A fraction of those that are publicized or brought to the attention of the court, most usually end in meaningless sentences.

The US military, it has become clear, has instituted extreme prejudice against these cases giving rise to the perception that atrocities against Iraqis are sanctioned and are not internally investigated (if at all) UNLESS the media picks up the story or Iraqis manage to compile sufficient incriminating evidence.
"An analysis of alleged abuse cases shows that promises of transparency, investigation, and appropriate punishment for those responsible remain unfulfilled," said the report -- which was carried out by New York University's Center for Human Rights and Global Justice, Human Rights Watch and Human Rights First.

"Authorities have failed to investigate many allegations, or have investigated them inadequately," the report said. "And numerous personnel implicated in abuse cases have not been prosecuted or punished."

Nevertheless, some of these cases do receive the attention they merit but for reasons highly irrelevant to the widescale murder of Iraqi citizens.

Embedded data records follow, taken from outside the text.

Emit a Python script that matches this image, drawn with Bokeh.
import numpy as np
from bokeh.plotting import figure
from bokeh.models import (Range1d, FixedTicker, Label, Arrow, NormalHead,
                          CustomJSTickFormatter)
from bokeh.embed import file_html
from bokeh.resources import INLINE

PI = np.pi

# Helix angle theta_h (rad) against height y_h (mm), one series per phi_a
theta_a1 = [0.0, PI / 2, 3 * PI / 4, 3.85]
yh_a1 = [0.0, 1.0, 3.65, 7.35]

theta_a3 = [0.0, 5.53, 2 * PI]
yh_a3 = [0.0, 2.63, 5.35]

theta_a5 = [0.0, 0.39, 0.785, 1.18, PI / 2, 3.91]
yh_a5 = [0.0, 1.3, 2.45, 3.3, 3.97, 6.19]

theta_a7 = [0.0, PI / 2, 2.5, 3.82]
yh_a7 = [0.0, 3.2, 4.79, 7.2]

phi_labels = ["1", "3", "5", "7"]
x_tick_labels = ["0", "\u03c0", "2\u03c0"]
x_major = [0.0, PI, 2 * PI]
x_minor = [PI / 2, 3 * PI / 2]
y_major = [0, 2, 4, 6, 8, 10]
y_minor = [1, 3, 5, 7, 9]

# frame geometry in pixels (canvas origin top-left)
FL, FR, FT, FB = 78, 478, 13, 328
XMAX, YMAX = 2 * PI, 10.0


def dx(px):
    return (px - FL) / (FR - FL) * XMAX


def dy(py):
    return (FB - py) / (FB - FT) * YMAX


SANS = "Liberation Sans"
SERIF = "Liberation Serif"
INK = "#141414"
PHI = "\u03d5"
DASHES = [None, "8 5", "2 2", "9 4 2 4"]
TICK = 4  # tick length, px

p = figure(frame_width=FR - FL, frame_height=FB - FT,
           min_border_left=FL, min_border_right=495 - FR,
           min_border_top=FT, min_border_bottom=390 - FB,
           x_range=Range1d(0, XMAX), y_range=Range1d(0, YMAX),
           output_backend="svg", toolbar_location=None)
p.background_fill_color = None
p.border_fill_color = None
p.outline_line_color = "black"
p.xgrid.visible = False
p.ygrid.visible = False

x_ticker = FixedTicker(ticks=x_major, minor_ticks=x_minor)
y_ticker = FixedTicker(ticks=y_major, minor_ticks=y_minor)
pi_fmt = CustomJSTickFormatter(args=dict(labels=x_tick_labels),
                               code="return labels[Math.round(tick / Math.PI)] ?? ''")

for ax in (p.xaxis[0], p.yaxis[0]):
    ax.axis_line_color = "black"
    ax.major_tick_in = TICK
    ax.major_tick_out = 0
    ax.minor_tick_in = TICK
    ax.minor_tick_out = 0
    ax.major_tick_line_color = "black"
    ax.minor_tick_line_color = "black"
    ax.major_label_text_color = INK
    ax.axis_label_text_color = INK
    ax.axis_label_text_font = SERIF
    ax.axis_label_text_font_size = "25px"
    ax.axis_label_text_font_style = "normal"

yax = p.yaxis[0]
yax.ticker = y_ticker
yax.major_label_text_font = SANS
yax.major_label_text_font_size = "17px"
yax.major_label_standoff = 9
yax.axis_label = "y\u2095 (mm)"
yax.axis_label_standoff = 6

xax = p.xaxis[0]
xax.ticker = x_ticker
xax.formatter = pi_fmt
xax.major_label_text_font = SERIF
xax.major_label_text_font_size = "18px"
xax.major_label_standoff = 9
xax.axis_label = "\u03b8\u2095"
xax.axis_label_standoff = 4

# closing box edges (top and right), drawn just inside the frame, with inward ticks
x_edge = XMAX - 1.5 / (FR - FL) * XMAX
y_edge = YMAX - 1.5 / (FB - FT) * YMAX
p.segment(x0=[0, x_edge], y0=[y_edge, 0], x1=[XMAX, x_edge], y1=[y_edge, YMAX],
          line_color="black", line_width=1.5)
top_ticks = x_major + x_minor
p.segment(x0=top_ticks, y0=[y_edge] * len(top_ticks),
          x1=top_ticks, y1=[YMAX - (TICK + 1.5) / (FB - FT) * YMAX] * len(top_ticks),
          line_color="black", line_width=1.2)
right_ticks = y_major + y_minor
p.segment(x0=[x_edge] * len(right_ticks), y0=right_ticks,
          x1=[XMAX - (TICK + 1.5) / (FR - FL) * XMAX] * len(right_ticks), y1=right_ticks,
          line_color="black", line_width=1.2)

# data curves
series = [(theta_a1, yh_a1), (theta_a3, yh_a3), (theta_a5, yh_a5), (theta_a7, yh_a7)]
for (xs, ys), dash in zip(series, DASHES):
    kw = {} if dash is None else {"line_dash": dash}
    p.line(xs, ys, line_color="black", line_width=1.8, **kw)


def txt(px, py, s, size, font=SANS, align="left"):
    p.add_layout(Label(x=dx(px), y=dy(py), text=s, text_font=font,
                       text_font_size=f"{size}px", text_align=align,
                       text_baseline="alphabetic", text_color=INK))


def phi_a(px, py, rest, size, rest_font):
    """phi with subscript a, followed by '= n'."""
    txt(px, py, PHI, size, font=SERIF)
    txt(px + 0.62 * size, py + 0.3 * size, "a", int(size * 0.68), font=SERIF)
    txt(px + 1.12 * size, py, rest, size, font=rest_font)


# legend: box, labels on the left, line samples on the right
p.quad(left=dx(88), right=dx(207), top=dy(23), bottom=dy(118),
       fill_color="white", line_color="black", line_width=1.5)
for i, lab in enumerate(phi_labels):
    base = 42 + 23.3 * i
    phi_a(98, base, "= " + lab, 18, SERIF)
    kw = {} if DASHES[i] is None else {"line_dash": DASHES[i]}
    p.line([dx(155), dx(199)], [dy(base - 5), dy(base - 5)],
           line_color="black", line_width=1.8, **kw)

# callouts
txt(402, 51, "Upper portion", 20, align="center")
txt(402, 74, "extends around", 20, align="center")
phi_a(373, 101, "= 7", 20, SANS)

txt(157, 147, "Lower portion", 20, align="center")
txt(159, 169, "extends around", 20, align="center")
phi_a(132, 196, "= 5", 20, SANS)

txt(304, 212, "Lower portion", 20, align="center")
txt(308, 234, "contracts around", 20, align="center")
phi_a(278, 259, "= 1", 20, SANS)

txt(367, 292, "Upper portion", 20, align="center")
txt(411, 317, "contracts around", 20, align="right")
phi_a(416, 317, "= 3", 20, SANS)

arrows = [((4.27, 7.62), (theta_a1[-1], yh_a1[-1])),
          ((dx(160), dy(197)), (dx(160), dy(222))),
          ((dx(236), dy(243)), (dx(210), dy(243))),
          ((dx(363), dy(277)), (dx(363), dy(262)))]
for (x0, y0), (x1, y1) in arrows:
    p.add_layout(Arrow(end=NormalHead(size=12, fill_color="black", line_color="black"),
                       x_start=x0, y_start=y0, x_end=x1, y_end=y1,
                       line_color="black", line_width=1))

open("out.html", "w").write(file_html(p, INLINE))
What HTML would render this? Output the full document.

According to the AP, "A high-ranking Army officer will be criminally charged in connection with the abuse of prisoners at the Abu Ghraib prison in Iraq, his attorney says."

Notice the phrase "in connection".

"Lt. Col. Steven L. Jordan is expected to be charged by Friday by the Army with dereliction of duty, conduct unbecoming an officer, lying to investigators and other crimes, according to his attorney, Samuel Spitzberg. Jordan would be the highest-ranking officer to face charges in connection with abuse of prisoners at the facility."

Notice the charges. And again "in connection".

They talk about democracy this and democracy that. But is justice not the cornerstone of democracy? " ... liberty and justice for all".

No, justice for the select few, the proud, the ... well you know how it goes.